> [THE PROBLEM]
Working from the top of the listing below, retype each line through the line containing "t_start, t_end = 0.563, 4.622", both included, with no pictures.

> [DATASET RECORDS]
____________

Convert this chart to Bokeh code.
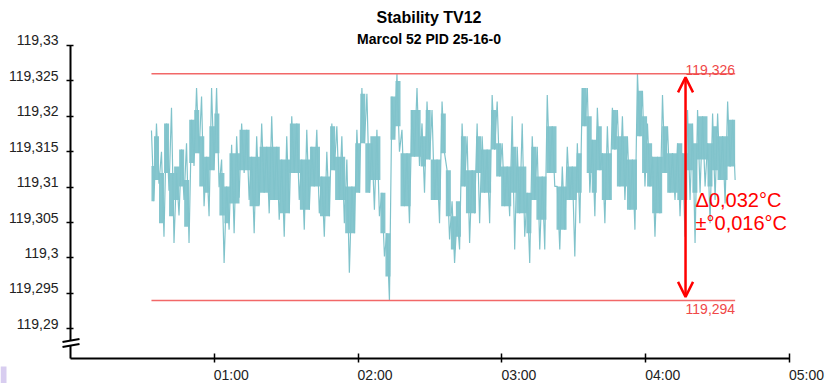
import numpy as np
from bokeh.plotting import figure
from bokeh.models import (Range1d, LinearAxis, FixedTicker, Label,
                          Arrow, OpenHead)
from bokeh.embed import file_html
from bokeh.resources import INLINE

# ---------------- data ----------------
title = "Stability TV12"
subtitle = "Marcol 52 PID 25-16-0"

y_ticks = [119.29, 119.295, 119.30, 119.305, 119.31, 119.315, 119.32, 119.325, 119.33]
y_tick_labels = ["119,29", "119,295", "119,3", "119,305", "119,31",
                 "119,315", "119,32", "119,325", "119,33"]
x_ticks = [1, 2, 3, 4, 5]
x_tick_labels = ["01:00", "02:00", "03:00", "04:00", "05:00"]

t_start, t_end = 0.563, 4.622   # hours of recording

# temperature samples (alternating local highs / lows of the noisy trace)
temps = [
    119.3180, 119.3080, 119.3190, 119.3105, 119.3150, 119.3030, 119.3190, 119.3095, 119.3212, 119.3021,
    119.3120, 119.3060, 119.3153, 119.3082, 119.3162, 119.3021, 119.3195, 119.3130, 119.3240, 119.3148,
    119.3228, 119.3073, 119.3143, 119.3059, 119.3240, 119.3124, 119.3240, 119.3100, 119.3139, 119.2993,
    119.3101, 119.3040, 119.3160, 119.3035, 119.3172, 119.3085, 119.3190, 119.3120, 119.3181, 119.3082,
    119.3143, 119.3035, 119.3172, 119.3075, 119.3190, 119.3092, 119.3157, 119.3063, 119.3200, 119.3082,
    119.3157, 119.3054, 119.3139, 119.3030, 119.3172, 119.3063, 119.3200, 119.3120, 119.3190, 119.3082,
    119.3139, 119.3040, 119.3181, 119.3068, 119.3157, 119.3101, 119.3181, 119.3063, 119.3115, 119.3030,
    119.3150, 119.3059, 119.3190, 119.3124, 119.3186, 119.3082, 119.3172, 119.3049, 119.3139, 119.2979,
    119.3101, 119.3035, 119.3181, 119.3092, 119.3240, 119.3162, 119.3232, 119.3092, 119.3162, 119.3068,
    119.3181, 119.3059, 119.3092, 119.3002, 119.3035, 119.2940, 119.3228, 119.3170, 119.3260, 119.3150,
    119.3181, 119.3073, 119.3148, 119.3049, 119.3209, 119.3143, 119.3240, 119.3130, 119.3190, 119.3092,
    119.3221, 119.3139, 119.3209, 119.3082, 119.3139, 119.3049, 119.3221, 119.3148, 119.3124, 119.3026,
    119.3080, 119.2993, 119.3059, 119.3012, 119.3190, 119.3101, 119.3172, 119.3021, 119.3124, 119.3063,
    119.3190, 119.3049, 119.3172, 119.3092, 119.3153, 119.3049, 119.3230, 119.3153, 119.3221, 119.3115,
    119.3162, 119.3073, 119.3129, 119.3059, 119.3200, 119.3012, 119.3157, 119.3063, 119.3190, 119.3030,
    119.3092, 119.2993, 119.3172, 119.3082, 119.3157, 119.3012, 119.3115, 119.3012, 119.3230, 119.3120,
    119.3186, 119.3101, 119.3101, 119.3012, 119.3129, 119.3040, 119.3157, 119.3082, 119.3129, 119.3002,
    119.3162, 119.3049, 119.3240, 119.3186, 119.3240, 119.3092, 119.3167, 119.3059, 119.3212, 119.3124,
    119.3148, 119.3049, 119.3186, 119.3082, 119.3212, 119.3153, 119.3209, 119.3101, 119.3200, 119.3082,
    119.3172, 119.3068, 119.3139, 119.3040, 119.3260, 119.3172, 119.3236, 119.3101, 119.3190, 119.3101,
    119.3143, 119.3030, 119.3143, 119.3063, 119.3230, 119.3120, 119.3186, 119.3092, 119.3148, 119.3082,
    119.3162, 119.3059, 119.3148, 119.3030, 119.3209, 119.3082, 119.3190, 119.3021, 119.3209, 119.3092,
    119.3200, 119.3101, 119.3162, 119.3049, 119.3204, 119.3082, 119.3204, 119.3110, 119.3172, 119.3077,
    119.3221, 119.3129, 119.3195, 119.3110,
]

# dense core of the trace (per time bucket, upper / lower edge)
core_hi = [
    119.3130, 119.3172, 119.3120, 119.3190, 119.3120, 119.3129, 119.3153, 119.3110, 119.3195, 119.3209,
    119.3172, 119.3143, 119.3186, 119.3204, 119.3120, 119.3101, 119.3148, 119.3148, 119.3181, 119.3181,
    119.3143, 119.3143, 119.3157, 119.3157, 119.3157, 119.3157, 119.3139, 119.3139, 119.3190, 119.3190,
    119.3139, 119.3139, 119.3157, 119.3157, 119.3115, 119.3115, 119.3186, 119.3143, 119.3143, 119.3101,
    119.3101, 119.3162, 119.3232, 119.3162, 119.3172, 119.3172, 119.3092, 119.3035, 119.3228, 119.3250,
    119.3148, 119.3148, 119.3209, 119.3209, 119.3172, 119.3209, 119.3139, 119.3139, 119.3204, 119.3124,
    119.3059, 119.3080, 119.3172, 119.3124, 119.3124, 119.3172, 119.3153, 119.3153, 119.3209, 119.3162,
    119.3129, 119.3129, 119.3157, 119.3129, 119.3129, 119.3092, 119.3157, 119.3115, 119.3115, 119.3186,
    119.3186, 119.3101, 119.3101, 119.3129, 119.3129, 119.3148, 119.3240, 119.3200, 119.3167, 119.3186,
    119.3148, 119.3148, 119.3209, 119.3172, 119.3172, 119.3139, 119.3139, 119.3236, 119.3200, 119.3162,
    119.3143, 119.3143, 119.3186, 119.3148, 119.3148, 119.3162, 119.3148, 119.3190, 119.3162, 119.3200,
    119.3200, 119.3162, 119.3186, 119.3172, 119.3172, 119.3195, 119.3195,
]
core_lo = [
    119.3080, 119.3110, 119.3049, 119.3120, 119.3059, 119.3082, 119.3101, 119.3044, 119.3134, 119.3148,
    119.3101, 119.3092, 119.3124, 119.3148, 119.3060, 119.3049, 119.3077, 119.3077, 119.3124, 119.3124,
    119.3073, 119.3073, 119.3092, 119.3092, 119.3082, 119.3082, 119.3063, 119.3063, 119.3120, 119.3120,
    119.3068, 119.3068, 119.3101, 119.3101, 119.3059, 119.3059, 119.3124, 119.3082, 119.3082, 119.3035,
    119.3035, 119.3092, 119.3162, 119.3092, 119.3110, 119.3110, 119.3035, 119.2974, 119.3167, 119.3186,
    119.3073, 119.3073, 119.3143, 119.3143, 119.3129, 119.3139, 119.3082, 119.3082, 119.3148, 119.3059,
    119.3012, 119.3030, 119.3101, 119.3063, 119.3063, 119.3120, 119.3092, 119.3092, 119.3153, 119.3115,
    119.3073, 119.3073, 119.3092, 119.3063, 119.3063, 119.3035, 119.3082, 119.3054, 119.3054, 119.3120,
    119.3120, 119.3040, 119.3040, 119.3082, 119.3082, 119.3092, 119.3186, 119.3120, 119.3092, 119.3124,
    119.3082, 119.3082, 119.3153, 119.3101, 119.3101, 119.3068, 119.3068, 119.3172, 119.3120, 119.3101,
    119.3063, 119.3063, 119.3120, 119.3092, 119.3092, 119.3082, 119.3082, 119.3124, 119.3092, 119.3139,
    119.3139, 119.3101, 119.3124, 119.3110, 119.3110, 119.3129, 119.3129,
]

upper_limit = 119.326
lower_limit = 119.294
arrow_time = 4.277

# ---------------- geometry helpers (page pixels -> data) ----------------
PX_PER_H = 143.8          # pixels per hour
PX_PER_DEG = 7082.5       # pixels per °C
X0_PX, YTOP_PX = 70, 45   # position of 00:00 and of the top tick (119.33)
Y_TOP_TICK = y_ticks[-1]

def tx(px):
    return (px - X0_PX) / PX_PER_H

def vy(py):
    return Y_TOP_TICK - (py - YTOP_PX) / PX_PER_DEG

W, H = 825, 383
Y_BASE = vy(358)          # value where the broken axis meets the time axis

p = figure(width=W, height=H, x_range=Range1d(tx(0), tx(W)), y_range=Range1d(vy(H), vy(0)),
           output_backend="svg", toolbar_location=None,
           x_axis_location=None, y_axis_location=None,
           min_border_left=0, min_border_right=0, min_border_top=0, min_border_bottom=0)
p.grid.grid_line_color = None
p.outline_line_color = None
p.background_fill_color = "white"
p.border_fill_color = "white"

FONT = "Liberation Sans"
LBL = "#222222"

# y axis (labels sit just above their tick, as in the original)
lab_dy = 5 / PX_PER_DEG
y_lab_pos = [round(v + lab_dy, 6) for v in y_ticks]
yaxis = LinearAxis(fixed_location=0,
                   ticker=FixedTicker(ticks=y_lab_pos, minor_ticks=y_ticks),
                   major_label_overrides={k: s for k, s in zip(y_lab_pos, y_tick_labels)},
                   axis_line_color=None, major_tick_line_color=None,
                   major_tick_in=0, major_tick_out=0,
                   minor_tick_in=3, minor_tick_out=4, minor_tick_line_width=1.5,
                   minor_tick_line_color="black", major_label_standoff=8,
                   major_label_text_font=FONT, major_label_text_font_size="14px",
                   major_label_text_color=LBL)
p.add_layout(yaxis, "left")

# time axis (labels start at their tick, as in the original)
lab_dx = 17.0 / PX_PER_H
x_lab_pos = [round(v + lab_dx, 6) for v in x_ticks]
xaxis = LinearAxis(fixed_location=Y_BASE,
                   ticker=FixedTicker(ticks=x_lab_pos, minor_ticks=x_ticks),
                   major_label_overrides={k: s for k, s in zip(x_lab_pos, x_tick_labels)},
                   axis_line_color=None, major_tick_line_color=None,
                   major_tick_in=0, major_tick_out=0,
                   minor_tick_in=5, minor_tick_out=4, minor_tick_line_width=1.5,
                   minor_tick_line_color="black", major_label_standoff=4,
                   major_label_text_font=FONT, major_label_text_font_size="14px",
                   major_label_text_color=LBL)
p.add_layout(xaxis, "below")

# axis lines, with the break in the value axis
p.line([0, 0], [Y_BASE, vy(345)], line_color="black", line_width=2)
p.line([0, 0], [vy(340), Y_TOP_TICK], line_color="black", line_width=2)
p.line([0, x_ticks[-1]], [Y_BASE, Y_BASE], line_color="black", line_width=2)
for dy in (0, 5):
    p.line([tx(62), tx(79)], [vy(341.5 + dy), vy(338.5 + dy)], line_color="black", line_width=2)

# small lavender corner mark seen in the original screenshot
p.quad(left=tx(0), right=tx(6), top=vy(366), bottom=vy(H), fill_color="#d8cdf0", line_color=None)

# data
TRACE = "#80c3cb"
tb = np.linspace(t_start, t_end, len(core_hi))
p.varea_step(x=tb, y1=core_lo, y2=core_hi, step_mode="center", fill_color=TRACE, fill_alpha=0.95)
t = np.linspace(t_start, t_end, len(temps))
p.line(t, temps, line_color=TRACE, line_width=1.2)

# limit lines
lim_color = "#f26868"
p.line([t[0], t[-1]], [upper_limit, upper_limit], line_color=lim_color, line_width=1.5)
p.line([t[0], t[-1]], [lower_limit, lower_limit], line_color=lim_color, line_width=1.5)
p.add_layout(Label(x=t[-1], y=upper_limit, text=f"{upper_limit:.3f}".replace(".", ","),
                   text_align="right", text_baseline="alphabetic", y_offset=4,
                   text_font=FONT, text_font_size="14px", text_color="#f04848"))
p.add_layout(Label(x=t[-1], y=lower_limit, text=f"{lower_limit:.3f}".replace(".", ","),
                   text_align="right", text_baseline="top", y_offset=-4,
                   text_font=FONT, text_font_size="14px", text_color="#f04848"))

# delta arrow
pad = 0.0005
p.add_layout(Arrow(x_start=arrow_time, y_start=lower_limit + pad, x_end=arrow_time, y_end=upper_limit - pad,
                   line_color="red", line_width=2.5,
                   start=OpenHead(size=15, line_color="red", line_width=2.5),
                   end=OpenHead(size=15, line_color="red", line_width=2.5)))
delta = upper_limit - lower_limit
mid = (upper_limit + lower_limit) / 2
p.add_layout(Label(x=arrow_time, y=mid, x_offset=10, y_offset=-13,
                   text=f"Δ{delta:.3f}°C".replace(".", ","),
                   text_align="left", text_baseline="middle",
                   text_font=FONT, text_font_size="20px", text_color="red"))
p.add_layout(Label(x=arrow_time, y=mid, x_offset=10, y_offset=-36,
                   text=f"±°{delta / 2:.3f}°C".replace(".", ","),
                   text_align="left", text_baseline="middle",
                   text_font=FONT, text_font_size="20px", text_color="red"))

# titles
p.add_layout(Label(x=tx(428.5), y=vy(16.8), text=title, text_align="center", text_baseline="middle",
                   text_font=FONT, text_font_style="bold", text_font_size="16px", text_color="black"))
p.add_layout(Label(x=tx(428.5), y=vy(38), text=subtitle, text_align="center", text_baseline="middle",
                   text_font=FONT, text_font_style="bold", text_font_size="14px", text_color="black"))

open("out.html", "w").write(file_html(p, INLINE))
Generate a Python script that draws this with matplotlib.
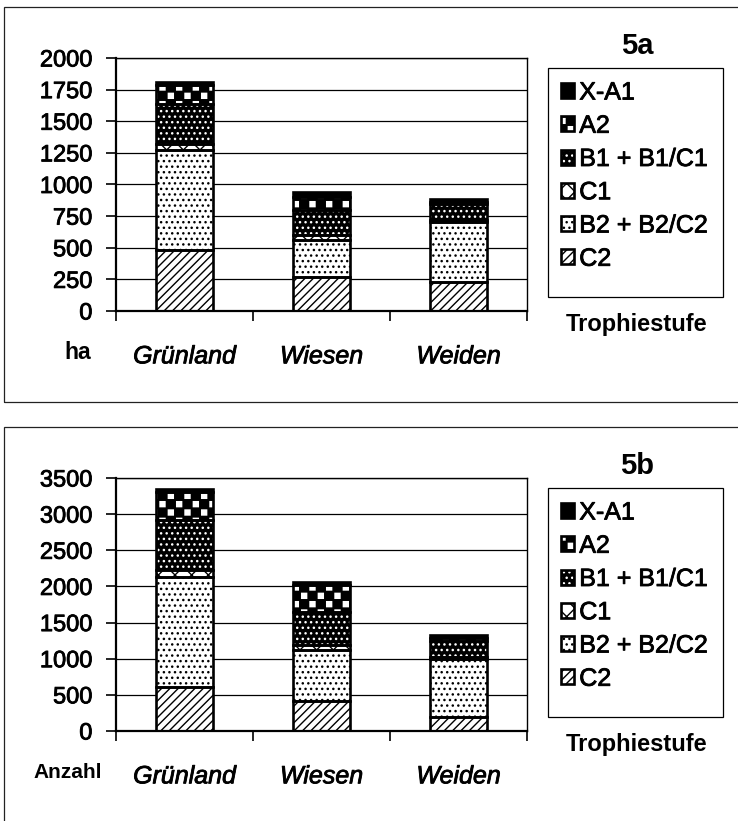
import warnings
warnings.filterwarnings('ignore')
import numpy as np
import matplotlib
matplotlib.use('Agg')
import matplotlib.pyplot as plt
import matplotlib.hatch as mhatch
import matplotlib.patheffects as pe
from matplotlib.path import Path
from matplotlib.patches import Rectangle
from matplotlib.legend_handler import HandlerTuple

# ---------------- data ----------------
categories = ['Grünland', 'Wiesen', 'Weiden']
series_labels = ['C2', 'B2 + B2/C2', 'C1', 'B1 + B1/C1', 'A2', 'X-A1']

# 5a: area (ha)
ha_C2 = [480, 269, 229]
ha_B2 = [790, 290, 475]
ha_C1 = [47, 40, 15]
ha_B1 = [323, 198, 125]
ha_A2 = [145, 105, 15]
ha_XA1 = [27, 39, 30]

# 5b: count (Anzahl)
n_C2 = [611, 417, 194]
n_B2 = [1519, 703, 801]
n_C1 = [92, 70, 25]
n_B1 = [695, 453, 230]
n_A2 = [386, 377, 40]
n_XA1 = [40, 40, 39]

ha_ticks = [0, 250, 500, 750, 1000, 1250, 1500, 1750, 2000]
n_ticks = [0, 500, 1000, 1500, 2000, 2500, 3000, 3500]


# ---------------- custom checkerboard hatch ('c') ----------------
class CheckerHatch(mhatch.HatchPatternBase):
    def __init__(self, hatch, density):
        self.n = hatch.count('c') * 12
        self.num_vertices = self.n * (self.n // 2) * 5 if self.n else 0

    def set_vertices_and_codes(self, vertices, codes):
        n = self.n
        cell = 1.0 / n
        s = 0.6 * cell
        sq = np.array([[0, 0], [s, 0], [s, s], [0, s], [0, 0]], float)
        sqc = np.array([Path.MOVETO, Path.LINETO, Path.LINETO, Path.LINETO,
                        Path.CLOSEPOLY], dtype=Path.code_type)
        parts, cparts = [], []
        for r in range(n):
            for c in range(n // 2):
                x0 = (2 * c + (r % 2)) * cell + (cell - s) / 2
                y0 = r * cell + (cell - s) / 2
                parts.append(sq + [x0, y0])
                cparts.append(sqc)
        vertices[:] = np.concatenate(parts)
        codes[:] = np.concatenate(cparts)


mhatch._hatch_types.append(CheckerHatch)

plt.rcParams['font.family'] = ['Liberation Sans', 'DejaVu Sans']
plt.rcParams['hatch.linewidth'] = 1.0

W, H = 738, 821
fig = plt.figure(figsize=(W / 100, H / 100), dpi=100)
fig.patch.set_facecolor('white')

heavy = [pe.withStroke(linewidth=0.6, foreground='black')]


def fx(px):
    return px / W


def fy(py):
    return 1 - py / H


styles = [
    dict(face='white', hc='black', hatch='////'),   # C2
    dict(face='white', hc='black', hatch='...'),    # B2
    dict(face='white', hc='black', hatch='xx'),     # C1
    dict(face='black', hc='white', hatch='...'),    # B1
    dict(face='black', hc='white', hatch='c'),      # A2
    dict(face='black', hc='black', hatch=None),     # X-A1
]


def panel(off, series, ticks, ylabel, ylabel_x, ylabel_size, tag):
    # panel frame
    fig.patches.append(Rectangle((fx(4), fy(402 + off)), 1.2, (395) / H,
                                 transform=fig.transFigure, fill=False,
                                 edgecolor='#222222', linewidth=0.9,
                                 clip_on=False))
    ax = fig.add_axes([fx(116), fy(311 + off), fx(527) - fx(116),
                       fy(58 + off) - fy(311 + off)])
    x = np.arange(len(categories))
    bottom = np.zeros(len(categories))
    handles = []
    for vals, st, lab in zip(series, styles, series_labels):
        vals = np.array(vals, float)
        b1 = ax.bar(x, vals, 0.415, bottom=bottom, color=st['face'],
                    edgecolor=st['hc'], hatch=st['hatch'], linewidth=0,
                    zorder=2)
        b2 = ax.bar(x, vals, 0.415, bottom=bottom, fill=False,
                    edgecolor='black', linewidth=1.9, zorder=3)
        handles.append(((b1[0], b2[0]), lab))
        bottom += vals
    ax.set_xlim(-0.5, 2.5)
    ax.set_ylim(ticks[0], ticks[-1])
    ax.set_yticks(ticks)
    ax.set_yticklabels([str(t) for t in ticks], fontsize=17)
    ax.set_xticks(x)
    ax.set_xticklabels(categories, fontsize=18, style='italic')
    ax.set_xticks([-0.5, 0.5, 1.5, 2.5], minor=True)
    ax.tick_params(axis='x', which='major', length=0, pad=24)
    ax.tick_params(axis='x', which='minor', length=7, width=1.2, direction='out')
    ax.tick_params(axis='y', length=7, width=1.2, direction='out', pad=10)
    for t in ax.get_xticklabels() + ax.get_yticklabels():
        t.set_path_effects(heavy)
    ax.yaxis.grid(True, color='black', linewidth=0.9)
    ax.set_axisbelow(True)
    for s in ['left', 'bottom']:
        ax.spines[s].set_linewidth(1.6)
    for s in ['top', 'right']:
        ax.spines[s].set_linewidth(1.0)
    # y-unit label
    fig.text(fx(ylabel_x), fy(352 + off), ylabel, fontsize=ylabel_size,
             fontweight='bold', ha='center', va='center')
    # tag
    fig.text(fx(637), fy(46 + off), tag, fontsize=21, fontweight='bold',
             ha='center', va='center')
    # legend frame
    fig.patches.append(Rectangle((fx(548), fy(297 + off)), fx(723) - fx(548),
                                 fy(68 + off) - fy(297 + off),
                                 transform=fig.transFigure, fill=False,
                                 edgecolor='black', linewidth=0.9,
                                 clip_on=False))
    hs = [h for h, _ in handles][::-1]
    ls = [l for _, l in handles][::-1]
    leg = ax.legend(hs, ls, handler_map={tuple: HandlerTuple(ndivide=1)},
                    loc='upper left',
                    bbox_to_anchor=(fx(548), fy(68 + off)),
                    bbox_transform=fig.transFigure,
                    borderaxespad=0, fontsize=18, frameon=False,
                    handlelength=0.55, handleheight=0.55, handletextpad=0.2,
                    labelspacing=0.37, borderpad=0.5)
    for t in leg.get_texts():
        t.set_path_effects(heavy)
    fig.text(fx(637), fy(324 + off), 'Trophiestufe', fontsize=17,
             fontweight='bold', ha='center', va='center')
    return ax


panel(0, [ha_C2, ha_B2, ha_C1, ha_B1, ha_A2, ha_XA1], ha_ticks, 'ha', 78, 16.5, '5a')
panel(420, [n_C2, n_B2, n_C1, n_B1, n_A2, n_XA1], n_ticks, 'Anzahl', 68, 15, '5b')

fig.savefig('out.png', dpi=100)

____________

> [FINISHED EXERCISE]
Convert this chart to Bokeh code.
import numpy as np
from bokeh.plotting import figure
from bokeh.models import (Range1d, LinearAxis, FixedTicker, Label,
                          Arrow, OpenHead)
from bokeh.embed import file_html
from bokeh.resources import INLINE

# ---------------- data ----------------
title = "Stability TV12"
subtitle = "Marcol 52 PID 25-16-0"

y_ticks = [119.29, 119.295, 119.30, 119.305, 119.31, 119.315, 119.32, 119.325, 119.33]
y_tick_labels = ["119,29", "119,295", "119,3", "119,305", "119,31",
                 "119,315", "119,32", "119,325", "119,33"]
x_ticks = [1, 2, 3, 4, 5]
x_tick_labels = ["01:00", "02:00", "03:00", "04:00", "05:00"]

t_start, t_end = 0.563, 4.622   # hours of recording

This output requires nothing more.